On the Montreal metro system, I explored the curiosities in my mind about what Young Braised would be like on stage. Going in different directions, I thought about how his image was premeditated on comedic presence. After all, his YouTube videos straddle the line between art and your typical teenage comedic behaviour.
When I got there I realized that he was the only hip-hop act playing at the venue. It seemed strange that a hip-hop act would be sandwiched in between a bunch of indie rock acts. But at events like Pop Montreal, often hip-hop acts are not only underrepresented but also thrown into shows where they feel out place.
Despite this, the Vancouver MC came to the stage and killed it in front of a packed room at Kathy and Kimy’s.
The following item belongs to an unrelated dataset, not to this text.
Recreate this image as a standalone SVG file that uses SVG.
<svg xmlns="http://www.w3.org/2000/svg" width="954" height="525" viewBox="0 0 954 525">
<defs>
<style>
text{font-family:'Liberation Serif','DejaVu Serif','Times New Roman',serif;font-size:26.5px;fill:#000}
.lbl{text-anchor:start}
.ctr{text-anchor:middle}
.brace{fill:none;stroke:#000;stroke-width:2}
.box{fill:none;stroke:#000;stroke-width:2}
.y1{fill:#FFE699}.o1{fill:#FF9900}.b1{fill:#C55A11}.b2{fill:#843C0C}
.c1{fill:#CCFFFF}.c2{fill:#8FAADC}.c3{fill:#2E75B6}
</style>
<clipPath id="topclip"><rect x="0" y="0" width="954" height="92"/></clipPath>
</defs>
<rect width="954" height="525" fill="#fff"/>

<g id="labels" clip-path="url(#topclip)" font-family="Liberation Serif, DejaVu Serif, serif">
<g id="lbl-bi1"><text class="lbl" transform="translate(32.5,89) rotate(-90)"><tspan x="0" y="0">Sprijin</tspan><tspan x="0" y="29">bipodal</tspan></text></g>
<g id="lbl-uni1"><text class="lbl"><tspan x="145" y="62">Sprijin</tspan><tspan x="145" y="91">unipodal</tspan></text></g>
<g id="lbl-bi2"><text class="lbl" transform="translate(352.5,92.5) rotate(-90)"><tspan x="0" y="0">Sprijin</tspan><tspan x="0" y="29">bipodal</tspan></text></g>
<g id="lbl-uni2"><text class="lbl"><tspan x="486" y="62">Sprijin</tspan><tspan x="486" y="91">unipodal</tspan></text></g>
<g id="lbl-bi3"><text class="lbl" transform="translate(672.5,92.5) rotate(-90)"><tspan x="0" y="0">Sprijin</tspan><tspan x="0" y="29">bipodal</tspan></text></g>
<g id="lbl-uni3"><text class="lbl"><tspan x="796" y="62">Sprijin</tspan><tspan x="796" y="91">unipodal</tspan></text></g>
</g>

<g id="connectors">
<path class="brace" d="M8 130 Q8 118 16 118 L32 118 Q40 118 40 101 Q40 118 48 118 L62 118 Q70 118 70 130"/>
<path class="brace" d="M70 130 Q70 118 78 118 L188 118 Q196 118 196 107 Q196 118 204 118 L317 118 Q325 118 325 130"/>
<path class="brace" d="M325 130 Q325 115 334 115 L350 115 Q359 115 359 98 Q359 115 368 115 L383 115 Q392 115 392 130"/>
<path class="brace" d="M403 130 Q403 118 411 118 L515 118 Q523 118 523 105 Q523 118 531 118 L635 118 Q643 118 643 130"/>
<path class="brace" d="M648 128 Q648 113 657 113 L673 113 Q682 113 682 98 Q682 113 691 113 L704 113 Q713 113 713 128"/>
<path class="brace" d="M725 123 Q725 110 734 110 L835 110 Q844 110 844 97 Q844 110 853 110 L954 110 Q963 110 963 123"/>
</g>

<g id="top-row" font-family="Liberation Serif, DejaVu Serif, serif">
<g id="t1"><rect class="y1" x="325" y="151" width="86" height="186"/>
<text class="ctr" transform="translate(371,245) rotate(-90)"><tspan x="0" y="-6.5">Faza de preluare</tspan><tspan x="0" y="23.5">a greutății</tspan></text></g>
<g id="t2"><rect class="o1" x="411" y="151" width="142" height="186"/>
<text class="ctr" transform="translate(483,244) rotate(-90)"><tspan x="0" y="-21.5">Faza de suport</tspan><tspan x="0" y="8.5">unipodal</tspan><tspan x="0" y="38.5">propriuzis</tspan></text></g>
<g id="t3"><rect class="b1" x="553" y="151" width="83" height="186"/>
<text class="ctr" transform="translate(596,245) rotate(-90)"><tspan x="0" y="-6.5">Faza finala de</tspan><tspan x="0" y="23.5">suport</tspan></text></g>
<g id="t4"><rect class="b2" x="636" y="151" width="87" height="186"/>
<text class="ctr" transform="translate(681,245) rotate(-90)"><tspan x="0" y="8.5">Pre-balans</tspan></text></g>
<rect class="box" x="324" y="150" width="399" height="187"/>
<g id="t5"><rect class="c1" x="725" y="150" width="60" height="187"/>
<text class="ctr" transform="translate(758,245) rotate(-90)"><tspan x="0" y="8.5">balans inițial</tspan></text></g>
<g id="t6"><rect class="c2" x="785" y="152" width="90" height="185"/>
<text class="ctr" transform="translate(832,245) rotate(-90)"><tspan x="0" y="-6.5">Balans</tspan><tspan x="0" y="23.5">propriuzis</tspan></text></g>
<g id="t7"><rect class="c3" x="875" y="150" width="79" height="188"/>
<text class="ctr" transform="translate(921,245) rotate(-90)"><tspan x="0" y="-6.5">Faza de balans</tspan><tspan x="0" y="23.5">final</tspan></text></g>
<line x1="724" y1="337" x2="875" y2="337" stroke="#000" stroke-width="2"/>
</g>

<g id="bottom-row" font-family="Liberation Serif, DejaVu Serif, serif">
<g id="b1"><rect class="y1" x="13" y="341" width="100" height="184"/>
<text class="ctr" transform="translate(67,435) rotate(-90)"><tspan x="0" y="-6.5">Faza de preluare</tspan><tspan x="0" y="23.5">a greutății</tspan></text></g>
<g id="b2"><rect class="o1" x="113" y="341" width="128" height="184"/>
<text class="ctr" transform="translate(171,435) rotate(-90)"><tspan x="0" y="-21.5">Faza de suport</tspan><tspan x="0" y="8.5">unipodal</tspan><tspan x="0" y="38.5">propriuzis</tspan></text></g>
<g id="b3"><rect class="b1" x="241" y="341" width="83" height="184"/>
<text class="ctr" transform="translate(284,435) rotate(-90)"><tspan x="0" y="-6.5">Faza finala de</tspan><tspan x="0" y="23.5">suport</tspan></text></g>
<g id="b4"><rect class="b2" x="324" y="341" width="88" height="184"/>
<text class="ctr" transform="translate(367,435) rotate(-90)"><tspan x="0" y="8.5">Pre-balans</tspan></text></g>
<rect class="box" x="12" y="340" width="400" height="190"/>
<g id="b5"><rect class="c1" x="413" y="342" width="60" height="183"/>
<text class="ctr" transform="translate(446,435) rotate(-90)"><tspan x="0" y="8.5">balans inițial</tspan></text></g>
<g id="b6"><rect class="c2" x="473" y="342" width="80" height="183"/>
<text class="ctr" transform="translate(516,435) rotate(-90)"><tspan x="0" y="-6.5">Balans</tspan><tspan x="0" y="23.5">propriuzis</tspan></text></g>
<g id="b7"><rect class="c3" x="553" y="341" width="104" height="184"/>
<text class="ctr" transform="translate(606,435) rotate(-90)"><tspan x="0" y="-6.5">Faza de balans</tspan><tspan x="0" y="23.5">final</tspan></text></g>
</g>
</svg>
If you know anything about Young Braised, you know that he carries a different approach than most other rappers. To say that his show was a bit different than seeing a more traditional rapper would be an understatement.
The second you walk into the room, he grabbed your attention with his (what I’m assuming is) pre-show ritual. No word of a lie: he stretched. I mean, like toe touches and shit. Then, out of nowhere, he grabbed the mic and started going at it. While the crowd was semi-confused at first, by the time they caught up, YB was in full swing, hitting the crowd with a presence I didn’t expect. Your gaze gravitated towards him. His off-kilter unconventional image juxtaposed against his approach on the mic had the room focused on him.
Confidence was brimming as he moved through his set with control, employing an interactive element switching between pre-recorded video on the venue’s display and his live set, which added a comedic aspect. After all how many dudes come at you with Brittany Murphy and Donald Faison references a minute before he says “I put your whole crew on life support.”
He played a diverse set with his tracks having different genres as their bases. He moved seamlessly from lo-fi chill wave production to ’80s funk-based tracks. The crowd did know his standards, perking up when he played ‘Pensacola’ and his latest track to get shine off his new EP Japanese Tendencies, ‘Murakama’.
While he’s relatively new, he didn’t have the same hold ups as most rappers have at first transitioning from just recording to live performance. His flow was the same as his recorded stuff with only a few hiccups. While his set was unexpected, it was definitely enjoyable.